Cuando celebramos con alegría nuestras fiestas de la independencia rara vez pensamos en la profunda relación que existe entre educación y libertad. Y decimos libertad, porque esa fue la palabra clave que repetían nuestros próceres al buscar la independencia. No hay independencia sin libertad, y no hay profundización en la independencia si no se profundiza en la libertad. Pero no en la libertad de los ricos, del comercio o del dinero, sino en aquella libertad personal y colectiva que permite a cada uno de los ciudadanos desarrollar al máximo sus capacidades. Cada uno de nosotros nacemos con capacidades. Desarrollarlas es tarea vital y que da sentido a la propia vida. Sin embargo, muchas de esas capacidades humanas quedan en nuestros países centroamericanos frustradas, disminuidas o simplemente eliminadas por la pobreza, la violencia, la debilidad de las instituciones, la ausencia de redes adecuadas de protección social.

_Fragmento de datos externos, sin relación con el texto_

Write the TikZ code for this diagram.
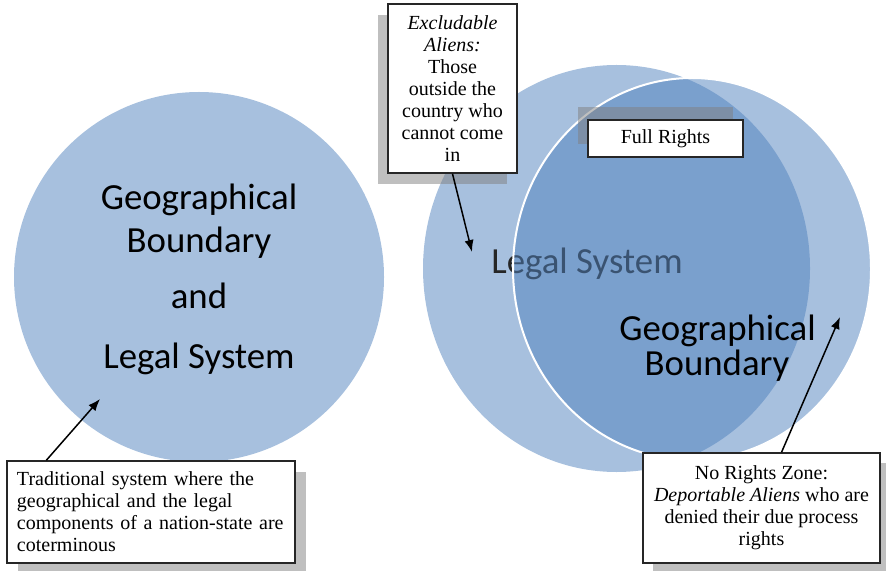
\documentclass[tikz,border=0pt]{standalone}
\usepackage{fontspec}
\setmainfont{Liberation Serif}
\newfontfamily\calibrifont{Carlito}
\usetikzlibrary{arrows.meta, positioning, shadows}
\definecolor{vennblue}{RGB}{79,129,189}
\tikzset{
  zone/.style={
    fill=vennblue,
    fill opacity=0.5
  },
  bigtext/.style={
    font=\calibrifont\fontsize{18.4}{21}\selectfont,
    inner sep=0pt,
    anchor=base
  },
  callout/.style={
    draw=black!85,
    fill=white,
    line width=0.7pt,
    align=center,
    inner sep=2pt,
    font=\fontsize{10}{11}\selectfont
  },
  pointer/.style={
    line width=0.75pt,
    -{Latex[length=6pt,width=4.6pt]}
  }
}

\begin{document}
\begin{tikzpicture}[x=0.5pt, y=-0.5pt]
  \useasboundingbox (0,0) rectangle (886,571);

  % Traditional state
  \fill[zone] (199,277) circle [radius=185];
  \node[bigtext] (geoA) at (199,210) {Geographical};
  \node[bigtext] (geoB) at (199,252) {Boundary};
  \node[bigtext] (andA) at (199,308) {and};
  \node[bigtext] (legA) at (199,368) {Legal System};

  % Legal system and geographical boundary
  \fill[zone] (616.5,268.5) ellipse [x radius=193.5, y radius=203.5];
  \node[bigtext, text=black!85] (legB) at (587,273) {Legal System};
  \filldraw[zone, draw=white, line width=1pt] (692,269) ellipse [x radius=179, y radius=191];
  \node[bigtext] (geoC) at (717.5,340) {Geographical};
  \node[bigtext] (geoD) at (717,375) {Boundary};

  % Arrow targets
  \coordinate (tradtip) at (100,399);
  \coordinate (excltip) at (472,252);
  \coordinate (nortip) at (840,317);

  % Callouts
  \node[callout, minimum width=64.5pt, minimum height=84.5pt,
        drop shadow={shadow xshift=-5pt, shadow yshift=-5.5pt}] (excl) at (452.5,88.5)
    {\textit{Excludable}\\\textit{Aliens:}\\Those\\outside the\\country who\\cannot come\\in};
  \node[callout, minimum width=77.5pt, minimum height=18.5pt,
        drop shadow={shadow xshift=-5pt, shadow yshift=6.5pt}] (full) at (665.5,138.5) {Full Rights};
  \node[callout, align=left, text width=134pt, inner xsep=5pt, minimum height=51pt,
        drop shadow={shadow xshift=5.5pt, shadow yshift=-5.5pt}] (trad) at (151,512)
    {Traditional system where the\\geographical and the legal\\components of a nation-state are\\coterminous};
  \node[callout, minimum width=118.5pt, minimum height=55pt,
        drop shadow={shadow xshift=5pt, shadow yshift=-5pt}] (norights) at (761.5,508)
    {No Rights Zone:\\\textit{Deportable Aliens} who are\\denied their due process\\rights};

  % Pointers
  \draw[pointer] ([xshift=20pt]trad.north west) -- (tradtip);
  \draw[pointer] (excl.south) -- (excltip);
  \draw[pointer] ([xshift=10pt]norights.north) -- (nortip);
\end{tikzpicture}
\end{document}
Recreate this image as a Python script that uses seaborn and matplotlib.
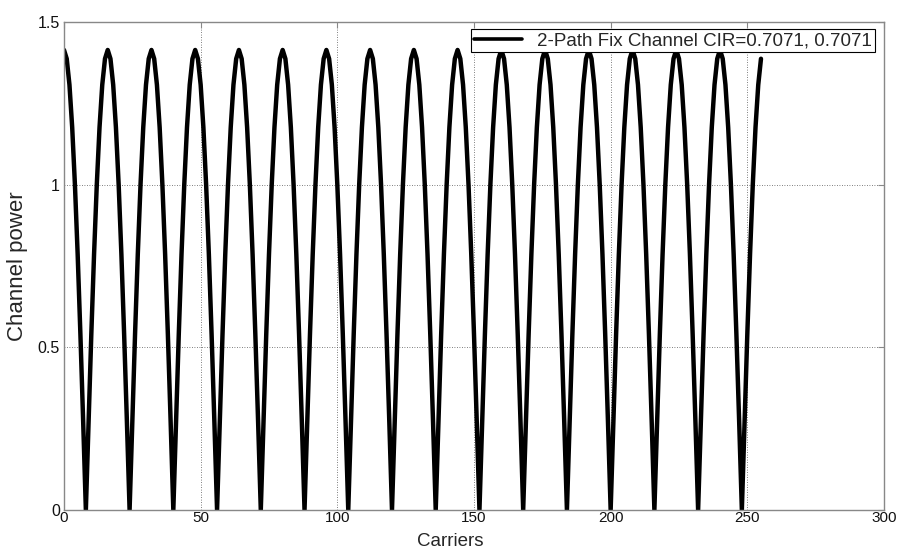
import matplotlib
matplotlib.use("Agg")
import matplotlib.pyplot as plt
import seaborn as sns
import pandas as pd

carriers = list(range(256))
channel_power = [
    1.414, 1.387, 1.307, 1.176, 1.000, 0.786, 0.541, 0.276, 0.000, 0.276, 0.541, 0.786, 1.000, 1.176, 1.307, 1.387,
    1.414, 1.387, 1.307, 1.176, 1.000, 0.786, 0.541, 0.276, 0.000, 0.276, 0.541, 0.786, 1.000, 1.176, 1.307, 1.387,
    1.414, 1.387, 1.307, 1.176, 1.000, 0.786, 0.541, 0.276, 0.000, 0.276, 0.541, 0.786, 1.000, 1.176, 1.307, 1.387,
    1.414, 1.387, 1.307, 1.176, 1.000, 0.786, 0.541, 0.276, 0.000, 0.276, 0.541, 0.786, 1.000, 1.176, 1.307, 1.387,
    1.414, 1.387, 1.307, 1.176, 1.000, 0.786, 0.541, 0.276, 0.000, 0.276, 0.541, 0.786, 1.000, 1.176, 1.307, 1.387,
    1.414, 1.387, 1.307, 1.176, 1.000, 0.786, 0.541, 0.276, 0.000, 0.276, 0.541, 0.786, 1.000, 1.176, 1.307, 1.387,
    1.414, 1.387, 1.307, 1.176, 1.000, 0.786, 0.541, 0.276, 0.000, 0.276, 0.541, 0.786, 1.000, 1.176, 1.307, 1.387,
    1.414, 1.387, 1.307, 1.176, 1.000, 0.786, 0.541, 0.276, 0.000, 0.276, 0.541, 0.786, 1.000, 1.176, 1.307, 1.387,
    1.414, 1.387, 1.307, 1.176, 1.000, 0.786, 0.541, 0.276, 0.000, 0.276, 0.541, 0.786, 1.000, 1.176, 1.307, 1.387,
    1.414, 1.387, 1.307, 1.176, 1.000, 0.786, 0.541, 0.276, 0.000, 0.276, 0.541, 0.786, 1.000, 1.176, 1.307, 1.387,
    1.414, 1.387, 1.307, 1.176, 1.000, 0.786, 0.541, 0.276, 0.000, 0.276, 0.541, 0.786, 1.000, 1.176, 1.307, 1.387,
    1.414, 1.387, 1.307, 1.176, 1.000, 0.786, 0.541, 0.276, 0.000, 0.276, 0.541, 0.786, 1.000, 1.176, 1.307, 1.387,
    1.414, 1.387, 1.307, 1.176, 1.000, 0.786, 0.541, 0.276, 0.000, 0.276, 0.541, 0.786, 1.000, 1.176, 1.307, 1.387,
    1.414, 1.387, 1.307, 1.176, 1.000, 0.786, 0.541, 0.276, 0.000, 0.276, 0.541, 0.786, 1.000, 1.176, 1.307, 1.387,
    1.414, 1.387, 1.307, 1.176, 1.000, 0.786, 0.541, 0.276, 0.000, 0.276, 0.541, 0.786, 1.000, 1.176, 1.307, 1.387,
    1.414, 1.387, 1.307, 1.176, 1.000, 0.786, 0.541, 0.276, 0.000, 0.276, 0.541, 0.786, 1.000, 1.176, 1.307, 1.387,
]
series_label = "2-Path Fix Channel CIR=0.7071, 0.7071"
x_ticks = [0, 50, 100, 150, 200, 250, 300]
y_ticks = [0, 0.5, 1, 1.5]
y_tick_labels = ["0", "0.5", "1", "1.5"]

sns.set_style("white")
plt.rcParams['font.family'] = ['Liberation Sans', 'DejaVu Sans']

df = pd.DataFrame({"Carriers": carriers, "Channel power": channel_power})

fig = plt.figure(figsize=(9, 5.51), dpi=100)
ax = fig.add_axes([0.0711, 0.0744, 0.9111, 0.8857])

sns.lineplot(data=df, x="Carriers", y="Channel power", ax=ax, color="black",
             linewidth=3.2, label=series_label)

ax.set_xlim(0, 300)
ax.set_ylim(0, 1.5)
ax.set_xticks(x_ticks)
ax.set_xticklabels([str(t) for t in x_ticks])
ax.set_yticks(y_ticks)
ax.set_yticklabels(y_tick_labels)
ax.grid(True, color="#555555", linestyle=(0, (1, 2)), linewidth=0.6)
for s in ax.spines.values():
    s.set_color("#888888")
    s.set_linewidth(1.0)
ax.tick_params(axis="both", direction="in", length=4, width=0.8, color="#888888",
               labelsize=11.5, labelcolor="#111111", pad=3)
ax.tick_params(axis="x", labelsize=11, pad=1)
ax.tick_params(top=True, right=True)
ax.set_xlabel("Carriers", fontsize=13.5, va="bottom")
ax.xaxis.set_label_coords(0.5, 1.5 / 551, transform=fig.transFigure)
ax.set_ylabel("Channel power", fontsize=16, labelpad=7)

leg = ax.legend(loc="upper right", bbox_to_anchor=(0.989, 0.985), fontsize=13.5, frameon=True,
                fancybox=False, framealpha=1.0, borderpad=0.15, handlelength=2.6,
                handletextpad=0.8, borderaxespad=0.0)
leg.get_frame().set_edgecolor("black")
leg.get_frame().set_linewidth(0.8)
for line in leg.get_lines():
    line.set_linewidth(2.6)

fig.savefig("out.png", dpi=100)
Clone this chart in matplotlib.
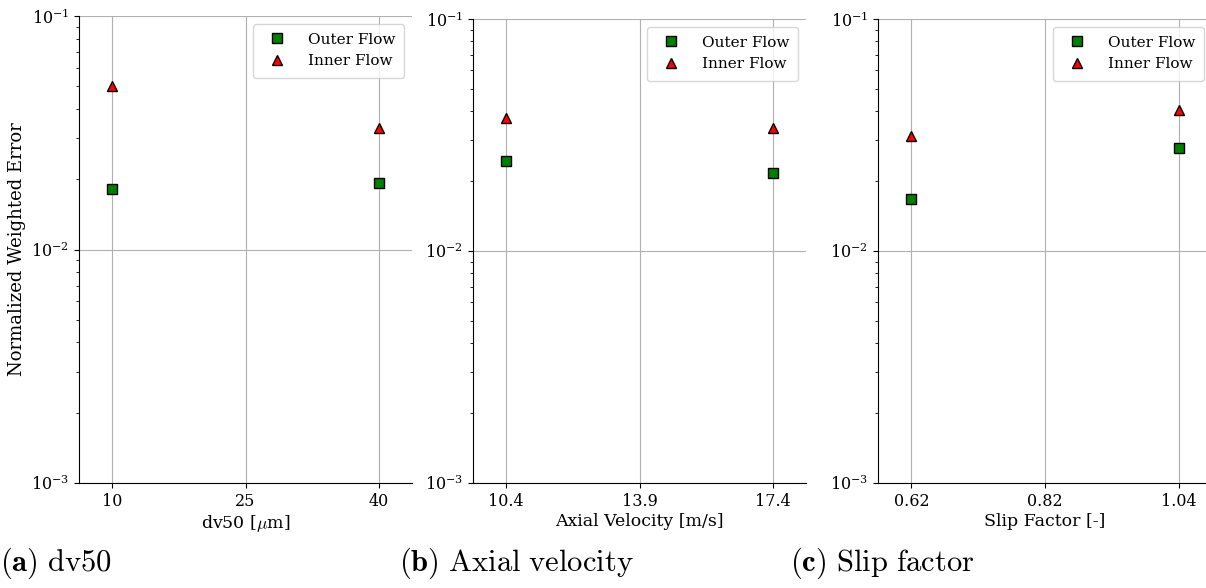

En el desarrollo de capacidades pesa enormemente la educación. Y es ahí donde debemos relacionar educación y libertad, educación e independencia. Si la independencia tiene sentido es precisamente porque se supone que aumenta la libertad de las personas. El diccionario de nuestra lengua define la independencia como la libertad sobre todo de los Estados. Pero esa libertad no tendría sentido si los ciudadanos de los estados independientes no gozaran de libertad. Y hoy, en este mundo globalizado que gusta decir que vive en la era del conocimiento, la educación se ha vuelto indispensable en la mayoría de los casos para el disfrute de esa libertad de opciones en la vida que permite el desarrollo pleno de las propias capacidades. Un niño puede venir al mundo con una extraordinaria inteligencia. Pero si esa misma inteligencia no se cultiva con la educación, el desarrollo de sus capacidades quedará normalmente muy limitado. Hay estudios, tanto en El Salvador como en otros países, que relacionan los niveles educativos y la situación económica. Y muestran que cuanto mayor es el nivel educativo desciende sustantivamente el nivel de pobreza de la gente

En ese sentido la independencia debíamos celebrarla evaluando al mismo tiempo nuestro propio sistema educativo. Un sistema que al terminar la guerra civil dio el salto a la universalización del sexto grado de educación primaria, pero que se ha estancado en el bachillerato, al graduar solamente al 40% de la población en edad de terminarlo. Y que todavía tiene serias deficiencias en la educación preescolar, básica en una etapa de configuración de la inteligencia humana. La calidad educativa, al mismo tiempo, es baja. Y lo que es peor, muy poco equitativa. La diferencia entre algunos bachilleratos urbanos de colegios privados y la mayoría de los bachilleratos públicos rurales es exagerada y por tanto gravemente injusta. El mundo universitario, si bien ha crecido bastante en los últimos 50 años, se mantiene todavía como un mundo muy elitista, si tenemos en cuenta que sólo el ocho por ciento de la población entre veinte y treinta años termina una licenciatura o equivalente.

La fiesta de la independencia debería recordarnos que estamos en tiempo de decisiones ambiciosas. No se puede hablar de independencia en cuanto florecimiento y aumento de libertad y desarrollo de las personas si nuestro sistema educativo margina a una parte de nuestra población. La necesidad de aportar recursos, o incluso crear un impuesto educativo que posibilite la universalización del bachillerato en sus diversas modalidades académicas y técnicas es una necesidad urgente. Dicha universalización no solo ayudará al desarrollo, sino también a la paz social, a la capacidad laboral de nuestros jóvenes, a la productividad y sobre todo a la satisfacción de las personas, con muchas más oportunidades y posibilidades de desarrollar sus propias capacidades. Tenemos un buen ministro de educación, experto en mejorar la calidad de los estudios y aprovechar los talentos de los jóvenes. Y tenemos sobre todo el deber moral de expresar nuestra solidaridad contribuyendo al desarrollo de todos, a la eliminación de la pobreza, y a la convivencia pacífica. La educación es un claro camino hacia esos fines. Pero hay que invertir en ella.